On the inventory replacement front, McCoy explains that in retail losses, carriers provide coverage for the stock either by actual cost or selling price. If it is by selling price, the insurer pays the claim dollar for dollar. However, if the retailer has cost coverage plus business insurance coverage, then the adjuster needs to consider net income on cost of inventory to pay claims, a more complicated process.

To get there, Engle Martin often uses the services of forensic accountants, especially on large losses, to assist in the analysis of that income either via selling price or cost, along with new income losses.

Another key aspect of the Engle Martin retail strategy is to handle every account via the firm’s signature account team approach. If McCoy has an account with 50 locations, the plan will be sure to obtain schedules for all locations in harms way prior to a hurricane or other forecast-based catastrophic event.
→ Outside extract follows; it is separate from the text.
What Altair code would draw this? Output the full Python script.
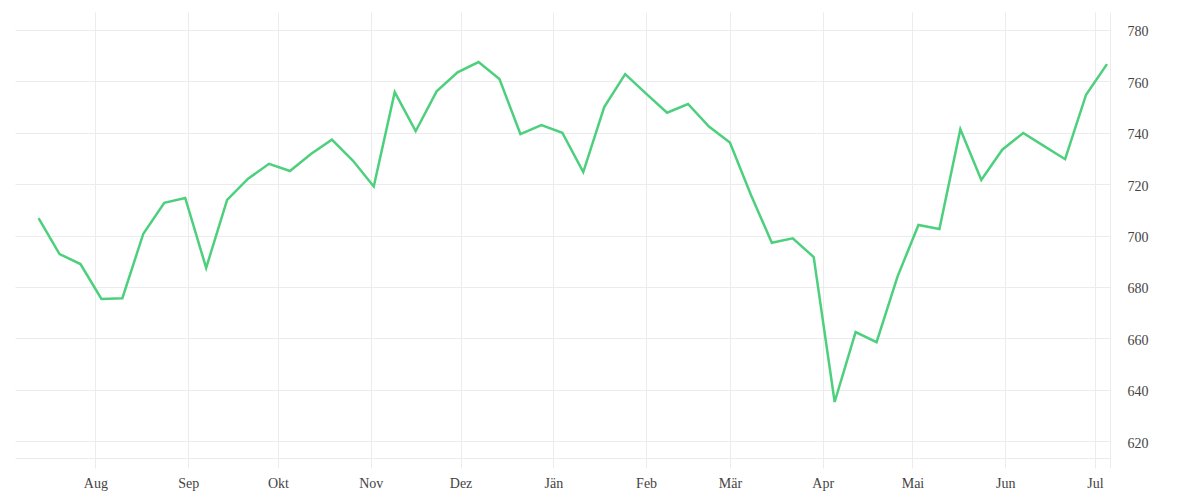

“We pride ourselves on internal sharing of information and coordinating those initial inspections, and the earlier we can get on the scene to commence our inspections, the better,” he said.

For brokers and risk managers on whose behalf account adjusters are involved, it’s very important having adjusters in the field as quickly as possible after catastrophe strikes. By being there in advance of the storm, for example, Engle Martin will know what to expect as soon as the storm hits. That way, they can also get out there even before the claims start pouring in.

“If we are not there in advance, we may miss two or three days of assessment time. Our approach is to start looking at the potential claims immediately,” he said. “We believe it’s a true competitive advantage with our retail clients and their brokers.”